„Dann wird es kritisch“
Gemeinden werden von Bund und Land wie Befehlsempfänger behandelt, klagt Mödlhammer.
Eine beachtenswerte Tour d’Horizon über den Zustand der Gemeinden in Österreich lieferte Gemeindebundpräsident Helmut Mödlhammer in seiner gestrigen Abschiedspressekonferenz in Wien. Nach 18 Jahren hängt Mödlhammer – auch krankheitsbedingt – die Politik an den Nagel. In einer Kampfabstimmung wird morgen sein Nachfolger gekürt.
„Meine größte Sorge ist, dass die Ballungszentren und die entlegenen Regionen auseinanderdriften und eine Zwei-Klassen-Gesellschaft entsteht.“Mit dem Schließen der Post, der Polizei, der Schule, des Kaufhauses, des Gasthauses hätten sich die Leute schon abgefunden. „Wenn es keinen Bankomaten mehr gibt, die Tankstelle schließt, der Nahverkehr nicht funktioniert und der Breitbandausbau stockt, wird es kritisch.“Da dürfe man sich nicht wundern, wenn etwa Norbert Hofer ausgerechnet in strukturschwachen Regionen so zulege.
Der ÖVP-Politiker geht in seiner Bilanz hart mit den Regierungen der letzten Jahre ins Gericht. „Meine größte Enttäuschung ist die nie erfolgte Aufgaben- und Verwaltungsreform.“Das treffe die Gemeinden doppelt und dreifach. Zum einen würden Gemeinden wie Befehlsempfänger behandelt, die dann undurchführbare Beschlüsse (Schulreform, gemeinnützige Arbeit für Flüchtlinge) umsetzen müssen. Zum anderen verkompliziere die Mischform an Zuständigkeit im Schul-, Pflege-, Gesundheitsbereich den Alltag ungemein.

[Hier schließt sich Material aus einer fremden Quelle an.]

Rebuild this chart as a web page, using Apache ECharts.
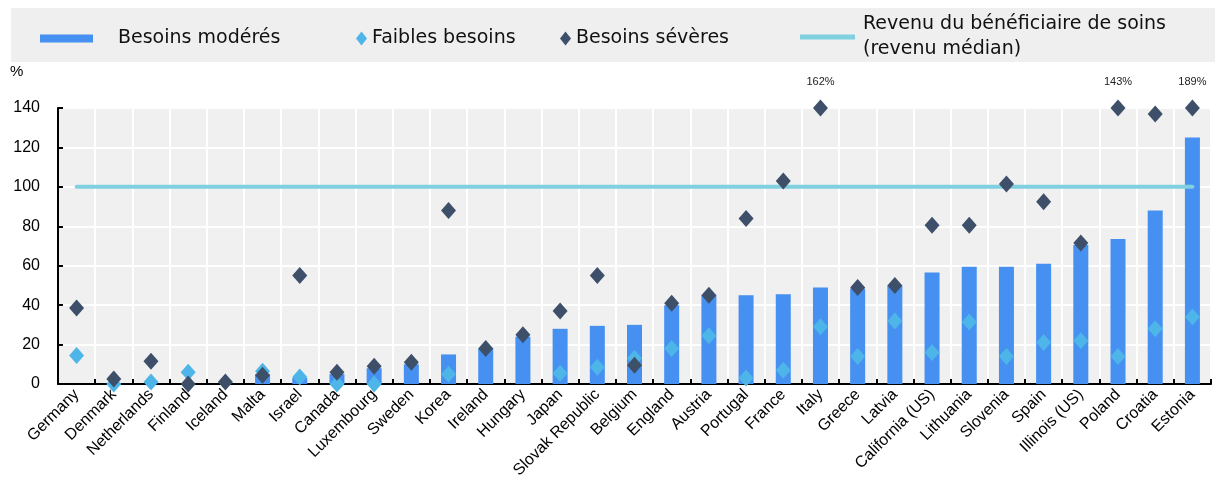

Exemplarisch führt Mödlhammer die – an sich begrüßenswerte – Akademisierung in den Bereichen Pflege und Kindergarten an. „Das beschließt man, ohne mit uns zu reden, obwohl wir die Mehrkosten tragen müssen.“
Den zweiten Wahltag, den ja ebenso die Gemeinden abzuwickeln haben, bezeichnete der Gemeindebundpräsident als „sinnlos“. Stattdessen sollte man die Briefwahl vereinfachen.